If work is necessary, and assuming no ability to determine the differences
between the prior and current set of input styles, a change to the selection
context effectively invalidates the computed styles for the entire tree. This
may require further optimisation, however.


Detecting DOM changes
---------------------

Changes to a given Element node that might affect style selection rules are:

  1. The Attributes associated with the Element

(no part of the node's QName can be altered after it is created).

In addition, the Element's position within the DOM also affects the set of
selection rules that apply to it. Specifically, given the existence of
ancestor and sibling combinators, changes to any part of the tree above and
to the left of an Element can affect its styling.

In other words, for a given Element node, we care about changes to:

  1. the Element itself
  2. any preceding sibling Element of the Element
  3. any of its ancestor Elements
  4. any of the preceding sibling Elements of its ancestor Elements

In the case where the tree structure itself does not change (i.e. only changes
to Attributes are in play), it is sufficient to mark the modified Element as
dirty and then proceed on the basis that the subtree of the Element's parent
element is dirty as a result (and, given that changes to an Element cannot
affect its preceding siblings, the processing of the parent's children can
skip over any that occur before a dirty child is encountered).
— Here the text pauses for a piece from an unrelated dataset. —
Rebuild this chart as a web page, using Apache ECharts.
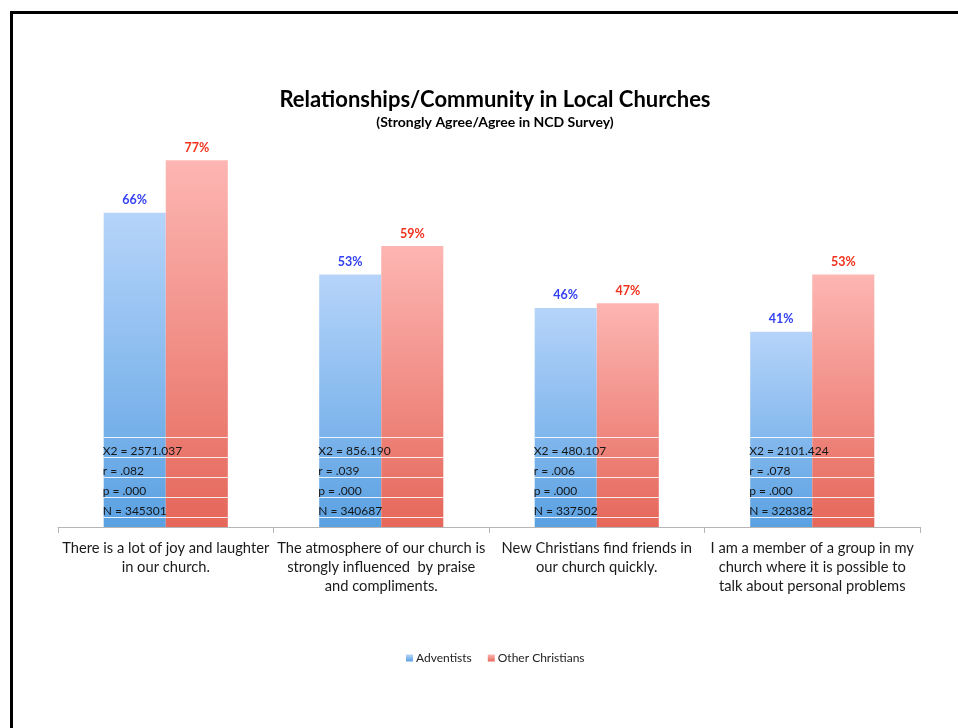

Where an Element (potentially the root of a subtree) is inserted into the DOM,
the Element itself should be marked dirty and its parent's subtree should be
processed (again, any child of the parent preceding a dirty child can be
skipped).

Where an Element is removed from the DOM, its (pre-removal) subsequent sibling
should be marked dirty and its (pre-removal) parent's subtree should be
processed (again, any child of the parent preceding a dirty child can be
skipped).

Under the (old) Mutation event model, we can use the following events to mark
nodes as dirty (and enqueue their parents for consideration):

  1. DOMAttrModified
     - Dispatched after the modification (addition/modification/removal) has
       happened
     - The event target is the Element node to mark dirty
     - The relatedNode field identifies the modified Attr
     - Its parent Element must be searched for
  2. DOMNodeInserted
     - Dispatched after the insertion is complete
     - The event target is the inserted node (which may not be an Element)
     - The relatedNode field identifies the parent node (again, may not be
       an Element)
  3. DOMNodeRemoved
     - Dispatched before the removal has begun
     - The event target is the removed node (which may not be an Element)
     - The relatedNode field identifies the parent node (again, may not be
       an Element)

Determining whether styling for descendants of the dirty node will change
requires an efficient way of evaluating whether the change to the dirty node
causes a change in the applicable selectors. One way might be to consider
ancestor/parent combinators where the dirty node appears on the left hand side
(i.e. as the ancestor/parent). If we can efficiently detect no change in the
potential set of applicable selectors (which will necessarily require knowing
which ones matched last time), then we can minimise the number of descendant
nodes for which we need to perform a full reselection.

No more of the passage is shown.